Structure-function analyses of the ATX1 metallochaperone.

Saccharomyces cerevisiae Atx1p represents a member of the family of metallochaperone molecules that escort copper to distinct intracellular targets. Atx1p specifically delivers copper to the Ccc2p copper transporter in the Golgi. Additionally, when overproduced, Atx1p substitutes for superoxide dismutase 1 in preventing oxidative damage; however the mechanistic overlap between these functions is unresolved. The crystal structure of Atx1p has been solved recently. By examining a surface electrostatic potential distribution, multiple conserved lysines are revealed on one face of Atx1p. An additional conserved lysine (Lys65) lies in close proximity to the metal binding site. Through site-directed mutagenesis, residues in the metal binding region including Lys65 were found to be necessary for both copper delivery to Ccc2p and for Atx1p antioxidant activity.
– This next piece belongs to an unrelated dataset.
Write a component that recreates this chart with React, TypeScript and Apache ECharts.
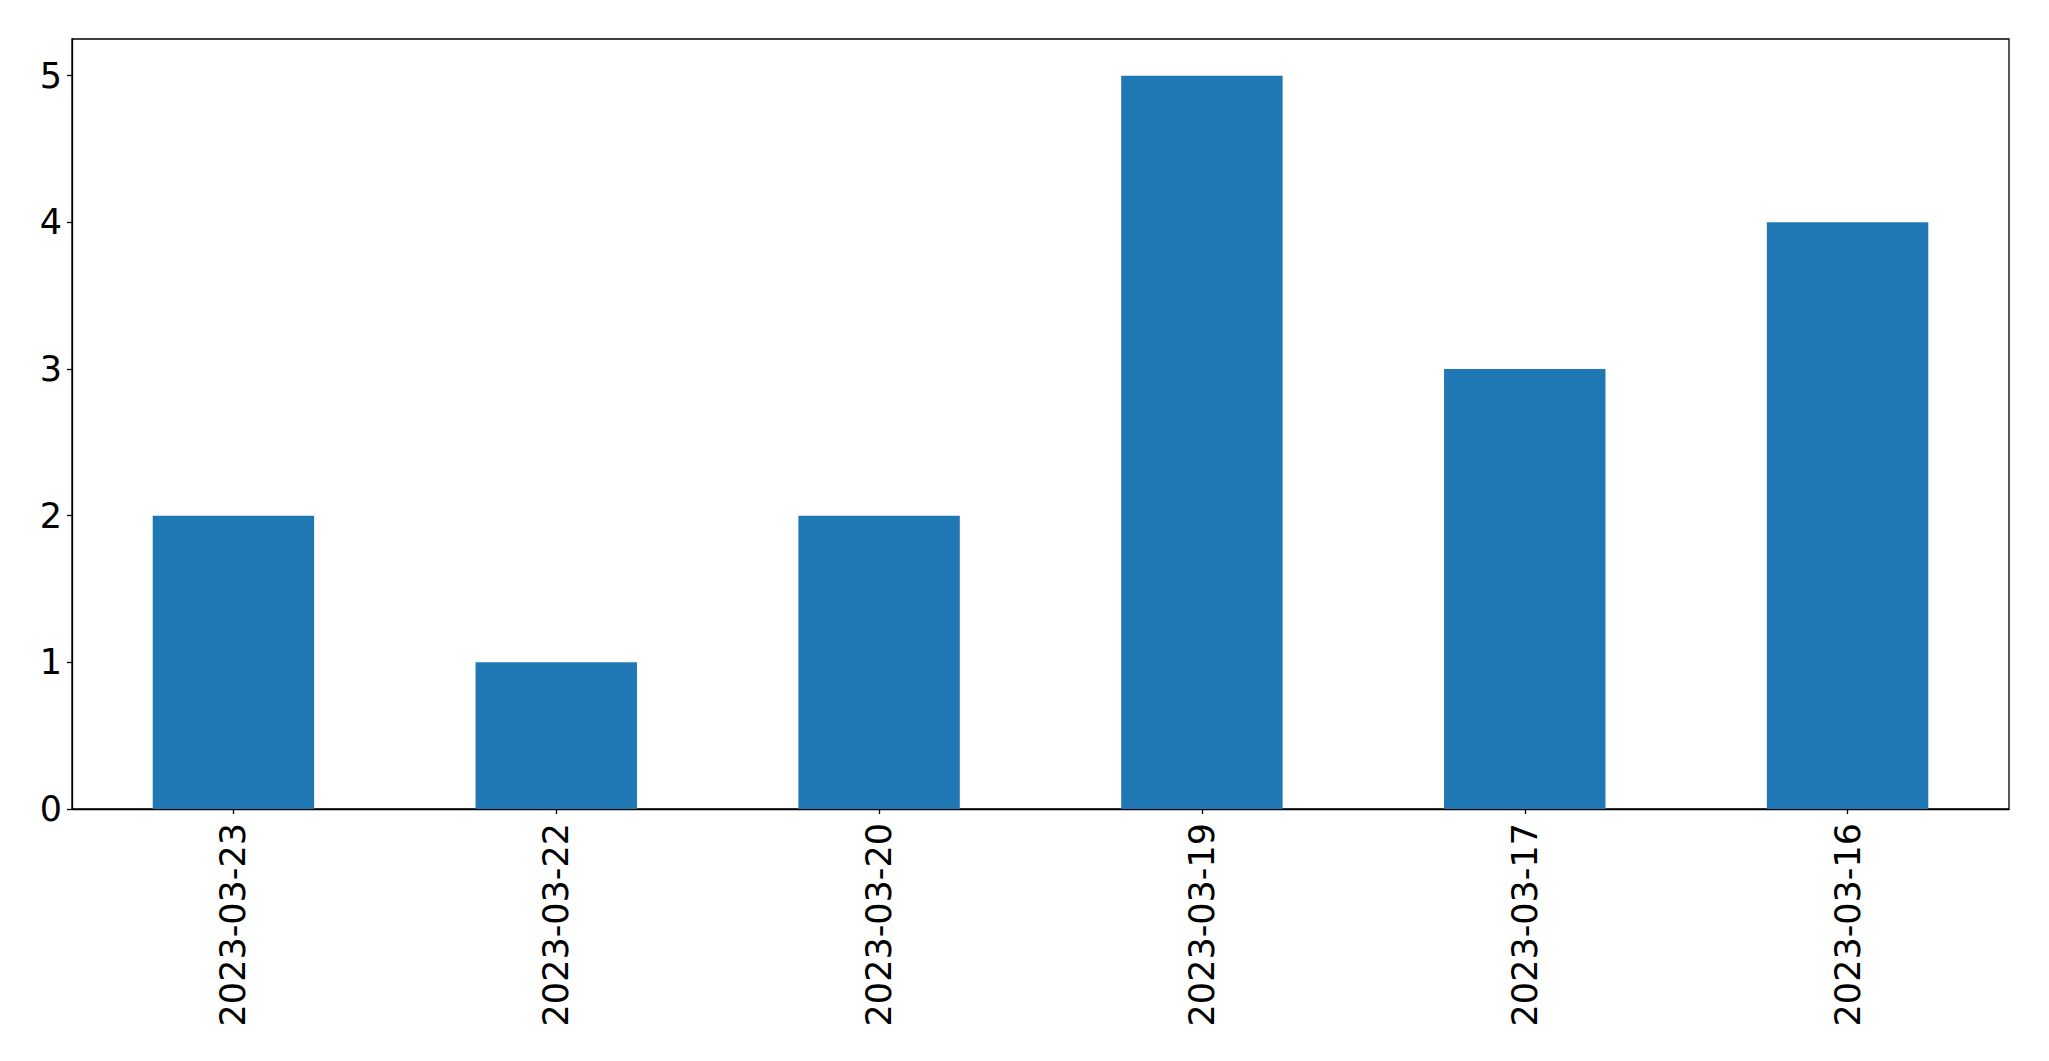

Copper trafficking to Ccc2p also relied on the lysine-rich face of Atx1p. Surprisingly however, elimination of these lysines did not inhibit the antioxidant activity of Atx1p. We provide evidence that Atx1p does not suppress oxidative damage by a metallochaperone mechanism but may directly consume superoxide. Purified Cu-Atx1p reacts noncatalytically with superoxide anion in vitro. We conclude that the copper-trafficking and antioxidant functions of Atx1p arise from chemically and structurally distinct attributes of this metallochaperone.